China will step up soil pollution prevention and treatment, and gradually open the sector estimated to be worth more than 5.7 trillion yuan ($918.7 billion) to private capital, according to Economic Information, a newspaper run by the Xinhua News Agency, on Friday.
The Ministry of Environmental Protection has filed an action plan for soil protection and pollution treatment to the State Council for approval, aiming to stop China's soil deterioration by 2020, an insider told the newspaper. The plan is likely to be released within the year or early next year, the source says.
The country is considering a series of preferential policies, related to finance, taxes and loans, to encourage and regulate cooperation between the government and private capital regarding soil pollution prevention and treatment, and will gradually open the sector to private investment fully, the source told the paper.
Analysts expect the action plan to attract investment in excess of 5.7 trillion yuan, the paper said.
Nearly one-fifth of China's farmland is polluted, with some areas suffering severe pollution, according to a national census on soil pollution conducted from April 2005 to December 2013, the paper reported.
China's farmland accounts for less than 10 percent of the world's total, but the country consumes nearly 40 percent of the world's fertilizers. Meanwhile, its per unit usage of pesticides is 2.5 times the world's average level, according to the newspaper.
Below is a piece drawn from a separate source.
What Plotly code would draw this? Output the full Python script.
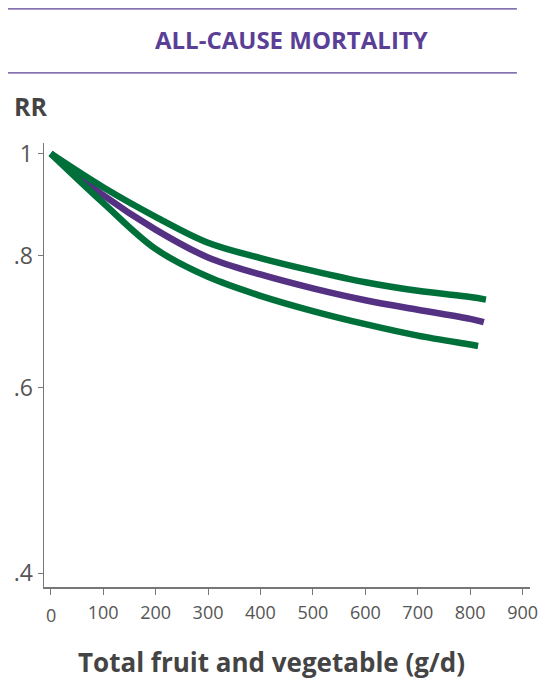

In recent years, incidents of grains tainted by heavy metals have frequently made headlines. In 2013, the Central Committee of the Jiu San Society disclosed that more than 16 percent of China's farmland was contaminated by heavy metals, and that the situation was even worse in big cities and in locations near industrial and mining areas, the paper reported.
However, compared with air and water pollution, soil pollution treatment is more arduous and expensive, experts say.
Zhuang Guotai, an official with the Ministry of Environmental Protection, has said that China has hardly begun soil pollution treatment, and at least trillions of yuan is needed to tackle the problem.
Gu Qingbao, a professor with the Chinese Research Academy of Environmental Sciences, is calling on China to press ahead with legislation on soil pollution treatment, the paper reported.